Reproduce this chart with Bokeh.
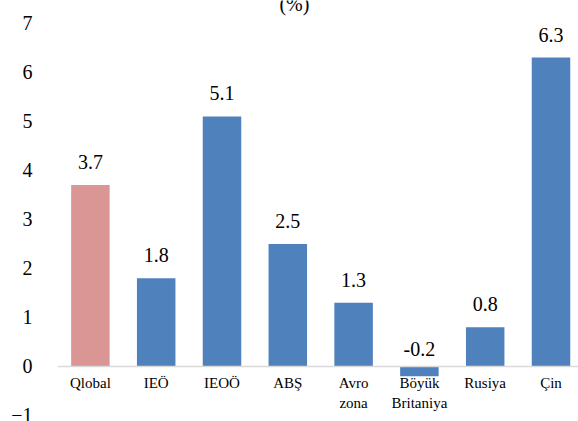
from bokeh.plotting import figure
from bokeh.models import Range1d, FixedTicker, ColumnDataSource, Span
from bokeh.core.properties import value
from bokeh.embed import file_html
from bokeh.resources import INLINE

# ---- data ----
categories = ["Qlobal", "IEÖ", "IEOÖ", "ABŞ", "Avro\nzona", "Böyük\nBritaniya", "Rusiya", "Çin"]
growth = [3.7, 1.8, 5.1, 2.5, 1.3, -0.2, 0.8, 6.3]
value_labels = ["3.7", "1.8", "5.1", "2.5", "1.3", "-0.2", "0.8", "6.3"]
y_ticks = [-1, 0, 1, 2, 3, 4, 5, 6, 7]
title_text = "(%)"

# ---- styles ----
BLUE = "#4f81bd"
PINK = "#d99694"
FONT = "'Liberation Serif', 'Times New Roman', serif"
colors = [PINK] + [BLUE] * (len(categories) - 1)

n = len(categories)
xs = [i + 0.5 for i in range(n)]
label_y = [max(v, 0) for v in growth]
label_off = [-23 if v >= 0 else -17 for v in growth]

src = ColumnDataSource(dict(x=xs, v=growth, c=colors, cat=categories,
                            lab=value_labels, ly=label_y, lo=label_off,
                            zero=[0] * n))

y_top = 7.463
p = figure(width=578, height=421, output_backend="svg", toolbar_location=None,
           x_range=Range1d(0, 7.918), y_range=Range1d(-1.122, y_top),
           x_axis_location=None, y_axis_location="left",
           min_border_left=57, min_border_right=0, min_border_top=0, min_border_bottom=0)
p.outline_line_color = None
p.xgrid.visible = False
p.ygrid.visible = False
p.background_fill_color = "white"
p.border_fill_color = "white"

ax = p.yaxis[0]
ax.ticker = FixedTicker(ticks=y_ticks)
ax.axis_line_color = None
ax.major_tick_line_color = None
ax.minor_tick_line_color = None
ax.major_label_standoff = 19
ax.major_label_text_font = FONT
ax.major_label_text_font_size = "20px"
ax.major_label_text_color = "black"

p.vbar(x="x", top="v", bottom=0, width=0.585, fill_color="c", line_color=None, source=src)

p.add_layout(Span(location=0, dimension="width", line_color="#d9d9d9", line_width=1.5))

p.text(x="x", y="ly", text="lab", source=src, text_font=value(FONT),
       text_font_size="20px", text_align="center", text_baseline="middle",
       y_offset="lo", text_color="black")

p.text(x="x", y="zero", text="cat", source=src, text_font=value(FONT),
       text_font_size="15px", text_align="center", text_baseline="top",
       y_offset=9, text_line_height=1.2, text_color="black")

p.text(x=[3.6], y=[y_top], text=[title_text], text_font=value(FONT),
       text_font_size="20px", text_align="center", text_baseline="alphabetic",
       y_offset=3.5, text_color="black")

open("out.html", "w").write(file_html(p, INLINE))
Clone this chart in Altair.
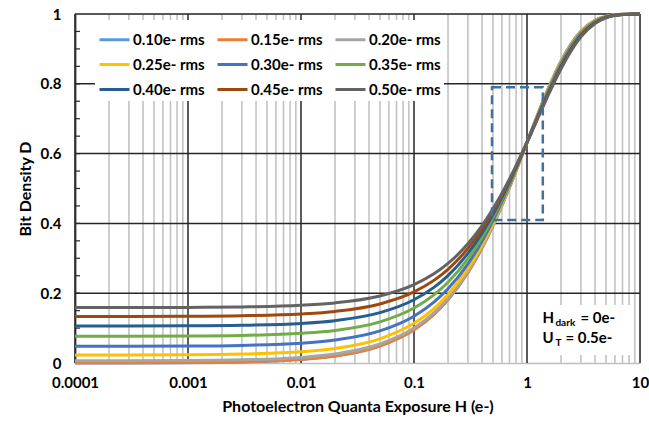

□ □ □ □

## Your goal
Write out exactly the opening lines of the data, stopping after the line that holds "colors = [PINK]". Exclude pictures.

## Completed task
Reproduce this chart with Bokeh.
from bokeh.plotting import figure
from bokeh.models import Range1d, FixedTicker, ColumnDataSource, Span
from bokeh.core.properties import value
from bokeh.embed import file_html
from bokeh.resources import INLINE

# ---- data ----
categories = ["Qlobal", "IEÖ", "IEOÖ", "ABŞ", "Avro\nzona", "Böyük\nBritaniya", "Rusiya", "Çin"]
growth = [3.7, 1.8, 5.1, 2.5, 1.3, -0.2, 0.8, 6.3]
value_labels = ["3.7", "1.8", "5.1", "2.5", "1.3", "-0.2", "0.8", "6.3"]
y_ticks = [-1, 0, 1, 2, 3, 4, 5, 6, 7]
title_text = "(%)"

# ---- styles ----
BLUE = "#4f81bd"
PINK = "#d99694"
FONT = "'Liberation Serif', 'Times New Roman', serif"
colors = [PINK] + [BLUE] * (len(categories) - 1)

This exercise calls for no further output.